Dwarfs usually look like grave old men, with grey, flowing beards and hunched backs. They are much shorter than humans - some may be only 18 inches high, while the taller ones are usually the height of a two year old child. It is said 4tTheir aged appearance seems to be caused by the fact that they reach maturity at age three.

Dwarfs live deep under the ground in mines, or in the hearts of mountains and dig for gold and precious stones. Mountain dwarfs live in huge underground halls, full of glittering jewels and piles of gold. They have their own kings and kingdoms, chieftains and tribes. Mountain dwarfs are skilled in the working of all kinds of metals, and in the forging of magical rings and swords. J.R.R Tolkien writes about mountain dwarfs in The Hobbit and again in the Lord of the Rings.

Powers

Mystical metal workers, dwarfs are at home amid their mountain forges. Their knowledge of metal's properties, both physical and magical, is legendary. Their work sells for astounding prices; their payment is almost always made in gold or other magical treasures. Some of the most famous weapons forged by the dwarves are the hammer Moljnir (Thor), the lance Gungnir (Odin), the sword Durandal (Roland), the sword of Dooder de Mayence and the cord that helped tied Fenfir. The dwarves' wealth is best left untouched by humans.
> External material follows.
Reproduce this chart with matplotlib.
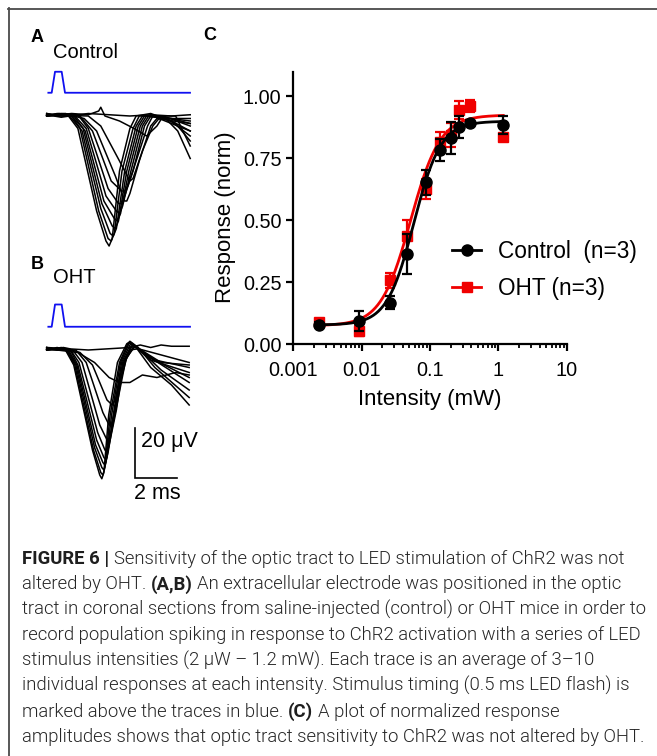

Dwarfs are sensitive about showing their feet since they are usually deformed in some way. If you are curious of their feet, the only way to get an idea is to put flour, ash, or something of that sort in their path and to look at their footprints. Dwarves can't be above ground during the day since sunlight turns them to stone. Some say they exist as toads during the day and assume their familiar dwarvish form at night.

Behavior

In Germany the dwarfs are usually friendly, or at least neutral, in their dealings with man. They were interested in the work of mortals, and would often spy on them unbeknowst, wearing their fog caps which gave them invisibility. Sometimes they would help men with their labours, but they expected to be repaid in full. On ther other hand, those who help dwarfs often get repaid with treasure from their hoard. But those who steal their treasure have bad luck, or find that the stolen gold has turned into worthless dry leaves. When in need, they would steal, and if reproached for the act, or caught and punished, they became furiously angry. Sometimes a whole kingdom of dwarfs could be roused to anger for such an act, and would move away. Today, most kingdoms are gone, and only rarely may an individual dwarf be seen.

Those who reside in mines are more foul of temper than their mountain brethren. Unless they receive offerings from their human counterparts, they are known to sabotage efforts to extract earth's valuable minerals. Their interference includes the breaking of tools and pulling down mine roofs.